On the first point even the heading of her article Fling mud if you must, but don’t call Jeremy Corbyn an anti-Semite suggests that Alibhai-Brown is making just that accusation. Alibhai-Brown then writes: “Is Jeremy Corbyn the enemy of Israel and British Jews? That is what the The Jewish Chronicle, some MPs and various sections of the media would have us believe”.

Surely, “the enemy of British Jews” is as close as you can get to accusing someone of claiming Corbyn is “anti-Semitic” without directly calling Corbyn “anti-semitic”, but point taken.

The second point is straightforward and needs no more comment apart from the fact that Alibhai-Brown’s reliance on Wikipedia for her article shows a lack of professionalism. The first advice to any student writing an essay or dissertation is to not rely on Wikipedia.

As for the third point, Alibhai-Brown confusing Leigh and Loach isn’t really the main issue here. It’s sad that Alibhai-Brown seeks to divide Jews in to Good Jews and Bad Jews at all; if some Jews accord with her views on Israel then they are “Good” or, as she put it in her article, “conscientious and ethical British Jews”. If they don’t then the presumption is they aren’t.

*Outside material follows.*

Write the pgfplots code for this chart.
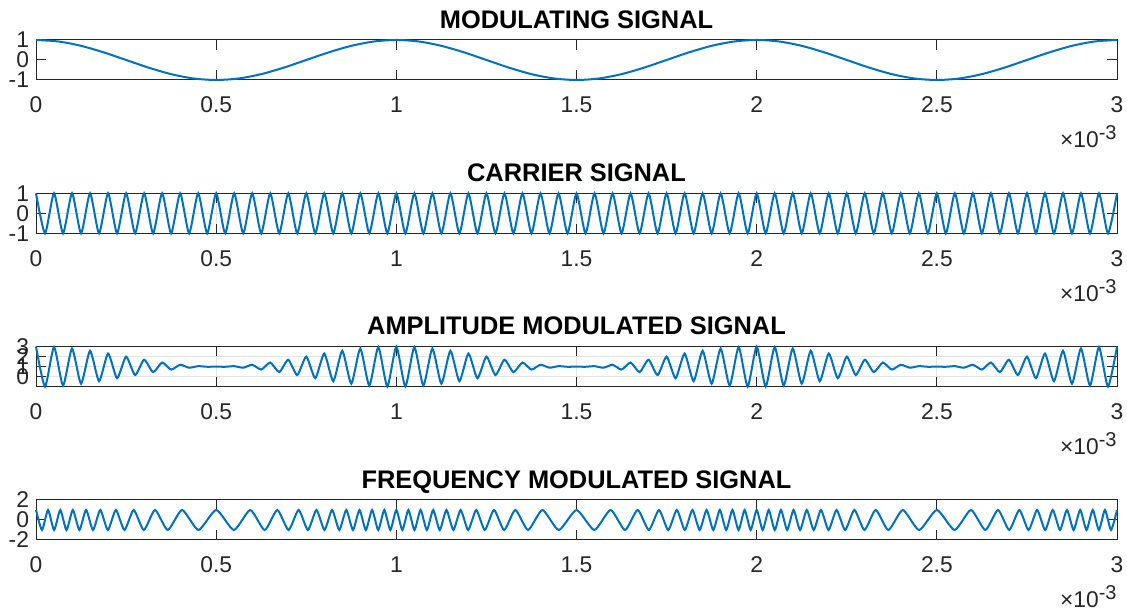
\documentclass[border=0pt]{standalone}
\usepackage{fontspec}
\setmainfont{Liberation Sans}
\usepackage{pgfplots}
\pgfplotsset{compat=1.18}
\definecolor{mblue}{RGB}{0,114,189}
\definecolor{maxis}{RGB}{38,38,38}
\begin{document}
\begin{tikzpicture}
\path[use as bounding box] (0,0) rectangle (563.5pt,306.5pt);
\pgfplotsset{
  sig/.style={
    scale only axis, width=540.5pt, height=20pt, anchor=south west,
    xmin=0, xmax=3,
    xtick={0,0.5,1,1.5,2,2.5,3},
    xticklabels={0,0.5,1,1.5,2,2.5,3},
    axis line style={maxis, line width=0.5pt},
    tick style={maxis, line width=0.5pt},
    major tick length=4.8pt,
    tick align=inside,
    ticklabel style={font=\fontsize{11.4}{12}\selectfont, text=maxis},
    xticklabel style={anchor=base, yshift=-16.5pt},
    every axis title/.style={at={(0.5,1)}, anchor=base, yshift=5.85pt,
      font=\fontsize{12.7}{14}\selectfont\bfseries},
    clip=false,
  },
  sig/.belongs to family=/pgfplots/scale,
}
\tikzset{expo/.style={anchor=base east, inner sep=0pt, text=maxis, font=\fontsize{11.4}{12}\selectfont}}
\newcommand{\expolabel}{×10\raisebox{4pt}{\fontsize{10}{10}\selectfont -3}}

% ---------------- MODULATING ----------------
\begin{axis}[sig, at={(18pt,266.5pt)}, name=ax1,
  ymin=-1, ymax=1, ytick={-1,0,1}, yticklabels={-1,0,1},
  title={MODULATING SIGNAL}]
\addplot[mblue, line width=1pt, smooth] coordinates {
(0,1)(0.0625,0.92388)(0.125,0.70711)(0.1875,0.38268)(0.25,0)(0.3125,-0.38268)(0.375,-0.70711)(0.4375,-0.92388)(0.5,-1)(0.5625,-0.92388)(0.625,-0.70711)(0.6875,-0.38268)(0.75,0)(0.8125,0.38268)(0.875,0.70711)(0.9375,0.92388)
(1,1)(1.0625,0.92388)(1.125,0.70711)(1.1875,0.38268)(1.25,0)(1.3125,-0.38268)(1.375,-0.70711)(1.4375,-0.92388)(1.5,-1)(1.5625,-0.92388)(1.625,-0.70711)(1.6875,-0.38268)(1.75,0)(1.8125,0.38268)(1.875,0.70711)(1.9375,0.92388)
(2,1)(2.0625,0.92388)(2.125,0.70711)(2.1875,0.38268)(2.25,0)(2.3125,-0.38268)(2.375,-0.70711)(2.4375,-0.92388)(2.5,-1)(2.5625,-0.92388)(2.625,-0.70711)(2.6875,-0.38268)(2.75,0)(2.8125,0.38268)(2.875,0.70711)(2.9375,0.92388)
(3,1)};
\end{axis}
\node[expo] at ([yshift=-34pt]ax1.south east) {\expolabel};

% ---------------- CARRIER ----------------
\begin{axis}[sig, at={(18pt,189.83pt)}, name=ax2,
  ymin=-1, ymax=1, ytick={-1,0,1}, yticklabels={-1,0,1},
  grid=major, major grid style={gray!20, line width=0.5pt},
  title={CARRIER SIGNAL}]
\addplot[mblue, line width=1pt, smooth, tension=0.364] coordinates {
(0,1)(0.025,-1)(0.05,1)(0.075,-1)(0.1,1)(0.125,-1)(0.15,1)(0.175,-1)(0.2,1)(0.225,-1)
(0.25,1)(0.275,-1)(0.3,1)(0.325,-1)(0.35,1)(0.375,-1)(0.4,1)(0.425,-1)(0.45,1)(0.475,-1)
(0.5,1)(0.525,-1)(0.55,1)(0.575,-1)(0.6,1)(0.625,-1)(0.65,1)(0.675,-1)(0.7,1)(0.725,-1)
(0.75,1)(0.775,-1)(0.8,1)(0.825,-1)(0.85,1)(0.875,-1)(0.9,1)(0.925,-1)(0.95,1)(0.975,-1)
(1,1)(1.025,-1)(1.05,1)(1.075,-1)(1.1,1)(1.125,-1)(1.15,1)(1.175,-1)(1.2,1)(1.225,-1)
(1.25,1)(1.275,-1)(1.3,1)(1.325,-1)(1.35,1)(1.375,-1)(1.4,1)(1.425,-1)(1.45,1)(1.475,-1)
(1.5,1)(1.525,-1)(1.55,1)(1.575,-1)(1.6,1)(1.625,-1)(1.65,1)(1.675,-1)(1.7,1)(1.725,-1)
(1.75,1)(1.775,-1)(1.8,1)(1.825,-1)(1.85,1)(1.875,-1)(1.9,1)(1.925,-1)(1.95,1)(1.975,-1)
(2,1)(2.025,-1)(2.05,1)(2.075,-1)(2.1,1)(2.125,-1)(2.15,1)(2.175,-1)(2.2,1)(2.225,-1)
(2.25,1)(2.275,-1)(2.3,1)(2.325,-1)(2.35,1)(2.375,-1)(2.4,1)(2.425,-1)(2.45,1)(2.475,-1)
(2.5,1)(2.525,-1)(2.55,1)(2.575,-1)(2.6,1)(2.625,-1)(2.65,1)(2.675,-1)(2.7,1)(2.725,-1)
(2.75,1)(2.775,-1)(2.8,1)(2.825,-1)(2.85,1)(2.875,-1)(2.9,1)(2.925,-1)(2.95,1)(2.975,-1)
(3,1)};
\end{axis}
\node[expo] at ([yshift=-34pt]ax2.south east) {\expolabel};

% ---------------- AM ----------------
\begin{axis}[sig, at={(18pt,113.17pt)}, name=ax3,
  ymin=-1, ymax=3, ytick={0,1,2,3}, yticklabels={0,1,2,3},
  grid=major, major grid style={gray!20, line width=0.5pt},
  title={AMPLITUDE MODULATED SIGNAL}]
\addplot[mblue, line width=1pt, smooth, tension=0.364] coordinates {
(0,3)(0.025,-0.9877)(0.05,2.9511)(0.075,-0.891)(0.1,2.809)(0.125,-0.7071)(0.15,2.5878)(0.175,-0.454)(0.2,2.309)(0.225,-0.1564)
(0.25,2)(0.275,0.1564)(0.3,1.691)(0.325,0.454)(0.35,1.4122)(0.375,0.7071)(0.4,1.191)(0.425,0.891)(0.45,1.0489)(0.475,0.9877)
(0.5,1)(0.525,0.9877)(0.55,1.0489)(0.575,0.891)(0.6,1.191)(0.625,0.7071)(0.65,1.4122)(0.675,0.454)(0.7,1.691)(0.725,0.1564)
(0.75,2)(0.775,-0.1564)(0.8,2.309)(0.825,-0.454)(0.85,2.5878)(0.875,-0.7071)(0.9,2.809)(0.925,-0.891)(0.95,2.9511)(0.975,-0.9877)
(1,3)(1.025,-0.9877)(1.05,2.9511)(1.075,-0.891)(1.1,2.809)(1.125,-0.7071)(1.15,2.5878)(1.175,-0.454)(1.2,2.309)(1.225,-0.1564)
(1.25,2)(1.275,0.1564)(1.3,1.691)(1.325,0.454)(1.35,1.4122)(1.375,0.7071)(1.4,1.191)(1.425,0.891)(1.45,1.0489)(1.475,0.9877)
(1.5,1)(1.525,0.9877)(1.55,1.0489)(1.575,0.891)(1.6,1.191)(1.625,0.7071)(1.65,1.4122)(1.675,0.454)(1.7,1.691)(1.725,0.1564)
(1.75,2)(1.775,-0.1564)(1.8,2.309)(1.825,-0.454)(1.85,2.5878)(1.875,-0.7071)(1.9,2.809)(1.925,-0.891)(1.95,2.9511)(1.975,-0.9877)
(2,3)(2.025,-0.9877)(2.05,2.9511)(2.075,-0.891)(2.1,2.809)(2.125,-0.7071)(2.15,2.5878)(2.175,-0.454)(2.2,2.309)(2.225,-0.1564)
(2.25,2)(2.275,0.1564)(2.3,1.691)(2.325,0.454)(2.35,1.4122)(2.375,0.7071)(2.4,1.191)(2.425,0.891)(2.45,1.0489)(2.475,0.9877)
(2.5,1)(2.525,0.9877)(2.55,1.0489)(2.575,0.891)(2.6,1.191)(2.625,0.7071)(2.65,1.4122)(2.675,0.454)(2.7,1.691)(2.725,0.1564)
(2.75,2)(2.775,-0.1564)(2.8,2.309)(2.825,-0.454)(2.85,2.5878)(2.875,-0.7071)(2.9,2.809)(2.925,-0.891)(2.95,2.9511)(2.975,-0.9877)
(3,3)};
\end{axis}
\node[expo] at ([yshift=-34pt]ax3.south east) {\expolabel};

% ---------------- FM ----------------
\begin{axis}[sig, at={(18pt,36.5pt)}, name=ax4,
  ymin=-2, ymax=2, ytick={-2,0,2}, yticklabels={-2,0,2},
  title={FREQUENCY MODULATED SIGNAL}]
\addplot[mblue, line width=1pt, smooth, tension=0.364] coordinates {
(0,1)(0.01668,-1)(0.03342,1)(0.05028,-1)(0.06733,1)(0.08465,-1)(0.1023,1)(0.12038,-1)(0.139,1)(0.15828,-1)
(0.17835,1)(0.19941,-1)(0.22168,1)(0.24546,-1)(0.27112,1)(0.29919,-1)(0.33035,1)(0.36546,-1)(0.40546,1)(0.45078,-1)
(0.5,1)(0.54922,-1)(0.59454,1)(0.63454,-1)(0.66965,1)(0.70081,-1)(0.72888,1)(0.75454,-1)(0.77832,1)(0.80059,-1)
(0.82165,1)(0.84172,-1)(0.861,1)(0.87962,-1)(0.8977,1)(0.91535,-1)(0.93267,1)(0.94972,-1)(0.96658,1)(0.98332,-1)
(1,1)(1.01668,-1)(1.03342,1)(1.05028,-1)(1.06733,1)(1.08465,-1)(1.1023,1)(1.12038,-1)(1.139,1)(1.15828,-1)
(1.17835,1)(1.19941,-1)(1.22168,1)(1.24546,-1)(1.27112,1)(1.29919,-1)(1.33035,1)(1.36546,-1)(1.40546,1)(1.45078,-1)
(1.5,1)(1.54922,-1)(1.59454,1)(1.63454,-1)(1.66965,1)(1.70081,-1)(1.72888,1)(1.75454,-1)(1.77832,1)(1.80059,-1)
(1.82165,1)(1.84172,-1)(1.861,1)(1.87962,-1)(1.8977,1)(1.91535,-1)(1.93267,1)(1.94972,-1)(1.96658,1)(1.98332,-1)
(2,1)(2.01668,-1)(2.03342,1)(2.05028,-1)(2.06733,1)(2.08465,-1)(2.1023,1)(2.12038,-1)(2.139,1)(2.15828,-1)
(2.17835,1)(2.19941,-1)(2.22168,1)(2.24546,-1)(2.27112,1)(2.29919,-1)(2.33035,1)(2.36546,-1)(2.40546,1)(2.45078,-1)
(2.5,1)(2.54922,-1)(2.59454,1)(2.63454,-1)(2.66965,1)(2.70081,-1)(2.72888,1)(2.75454,-1)(2.77832,1)(2.80059,-1)
(2.82165,1)(2.84172,-1)(2.861,1)(2.87962,-1)(2.8977,1)(2.91535,-1)(2.93267,1)(2.94972,-1)(2.96658,1)(2.98332,-1)
(3,1)};
\end{axis}
\node[expo] at ([yshift=-34pt]ax4.south east) {\expolabel};
\end{tikzpicture}
\end{document}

I can understand why Alibhai-Brown had Loach on her mind though after I had the displeasure of witnessing him in action at Amnesty International in 2010. He challenged Israel’s existence because it was based on race, made a subtle comparison of Israel to Nazi Germany, accused Jewish settlers of polluting Palestinian vineyards with their effluence and quoted Ben Gurion out of context to make him look like a monster prepared to sacrifice the lives of Jewish children.

Meanwhile, no one should be targeted because of their race or religion the way Alibhai-Brown targets certain Jews. And the less she did that and the less she relied on Wikipedia the less mortifying blunders she would make in future.